03 Juni, 2007

Nazi-Kino

Das Schlimmste am Nazi-Kino ist nicht die mehr oder weniger subtil versteckte Ideologie sondern das Leugnen derselben. Natürlich, auch „Die Feuerzangenbowle” enthält nazistisches Gedankengut, aber der Film bemüht sich verzweifelt, der Gegenwart nicht ins Gehege zu kommen. Von wenigen Ausnahmen abgesehen kommt die Militarisierung des Alltags etwa in den Filmen der Nazi-Zeit nicht vor. Keine Aufmärsche, Hakenkreuze, Hitler-Reden, kein Bücherverbot, keine Verhaftungen.

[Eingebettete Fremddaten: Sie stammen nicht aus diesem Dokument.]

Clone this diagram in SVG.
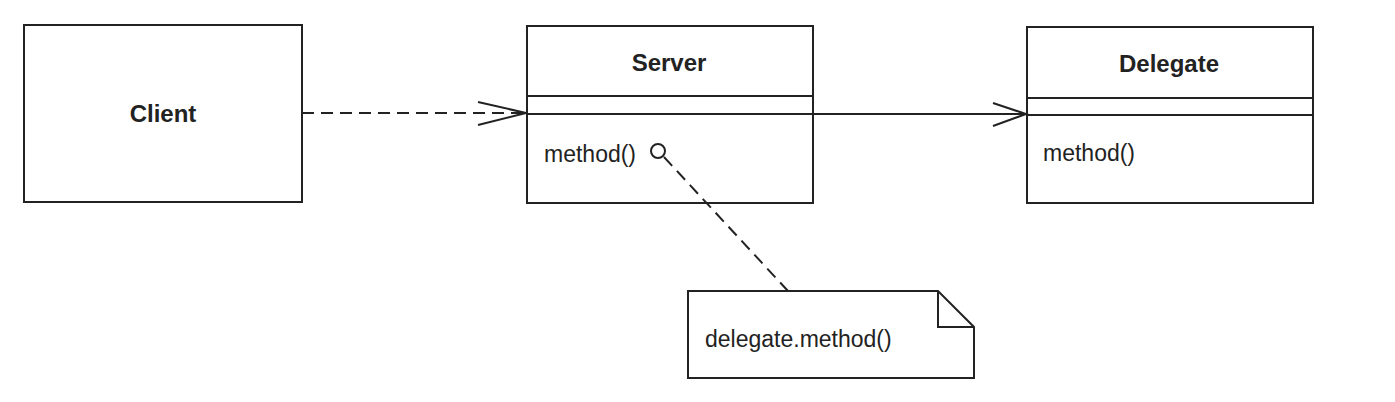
<svg xmlns="http://www.w3.org/2000/svg" width="1395" height="402" viewBox="0 0 1395 402">
<style>
.box{fill:#fff;stroke:#222;stroke-width:2}
.ln{fill:none;stroke:#222;stroke-width:2}
.dash{fill:none;stroke:#222;stroke-width:2;stroke-dasharray:12 7}
.b{font-family:"Liberation Sans",Arial,sans-serif;font-weight:bold;font-size:24px;fill:#222;text-anchor:middle}
.r{font-family:"Liberation Sans",Arial,sans-serif;font-size:23px;fill:#222}
</style>
<rect width="1395" height="402" fill="#fff"/>
<g id="client">
<rect class="box" x="24" y="25" width="278" height="177"/>
<text class="b" x="163" y="122">Client</text>
</g>
<g id="server">
<rect class="box" x="527" y="26" width="286" height="177"/>
<line class="ln" x1="527" y1="96" x2="813" y2="96"/>
<line class="ln" x1="527" y1="114" x2="813" y2="114"/>
<text class="b" x="669" y="71">Server</text>
<text class="r" x="544" y="162">method()</text>
<circle class="ln" cx="658" cy="151" r="7"/>
</g>
<g id="delegate">
<rect class="box" x="1027" y="27" width="286" height="176"/>
<line class="ln" x1="1027" y1="98" x2="1313" y2="98"/>
<line class="ln" x1="1027" y1="115" x2="1313" y2="115"/>
<text class="b" x="1169" y="72">Delegate</text>
<text class="r" x="1043" y="161">method()</text>
</g>
<g id="note">
<path class="box" d="M688,291 L938,291 L974,327 L974,378 L688,378 Z"/>
<path class="ln" d="M938,291 L938,327 L974,327"/>
<text class="r" x="705" y="347">delegate.method()</text>
</g>
<g id="connectors">
<line class="dash" x1="302" y1="113" x2="525" y2="113"/>
<polyline class="ln" points="478,102 526,113 478,125"/>
<line class="ln" x1="813" y1="114" x2="1026" y2="114"/>
<polyline class="ln" points="993,103 1026,114 993,126"/>
<line class="dash" x1="664" y1="157" x2="788" y2="291"/>
</g>
</svg>
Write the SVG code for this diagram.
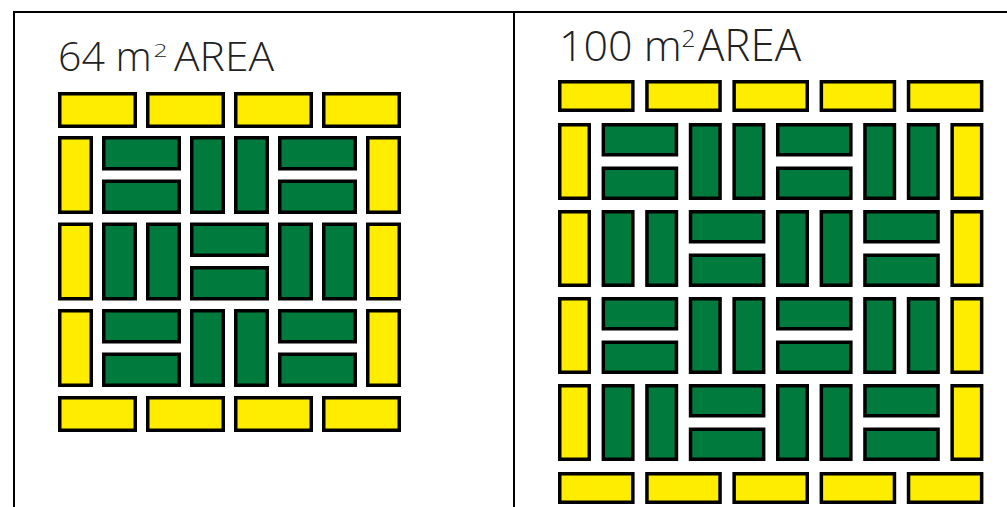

In den meisten Filmen tragen Polizei oder Ordnungskräfte noch nicht einmal Naziuniformen. Es werden also nicht nur die Verbrechen ausgespart, Gegenwart überhaupt ist Tabu. Abgesehen von den „staatspolitisch besonders wertvollen” Filmen mit konkreten Indoktrinationsabsichten - „Hitlerjunge Quex”, „Jud Süß”, „Der ewige Jude”, „Kolberg” etc. - sind die „Botschaften” der großen Unterhaltungsfilme so vage und süßlich wie im Mainstreamkino heute auch: „Sei du selbst” „Gemeinsam sind wir stark” „Liebe ist kein Spiel” „Just do it”. Weil in der Retrospektive sozusagen immer auch das Fazit anwesend ist - in diesem Fall: das Wissen um die beispiellosen Verbrechen - kommt uns die Schere zwischen Film und Leben im Nazi-Kino besonders verlogen und abstossend vor. Die „befriedende”, den Zweifel unterdrückende Funktion des konsumistischen Kinos lässt sich vor dem Hintergrund der Verbrechen nicht mehr leugnen. Die Nazi-Ufa war also weniger eine Unterhaltungs- als eine Ablenkungs- und Verdrängungsindustrie. Aber wenn wir ehrlich sind, ist der Mainstream seit jeher zwanghaft an der Verleugnung von Wirklichkeit interessiert. Die Frage ist, ob die veränderten Umstände die zynischen Aussparungen heute wirklich harmloser machen.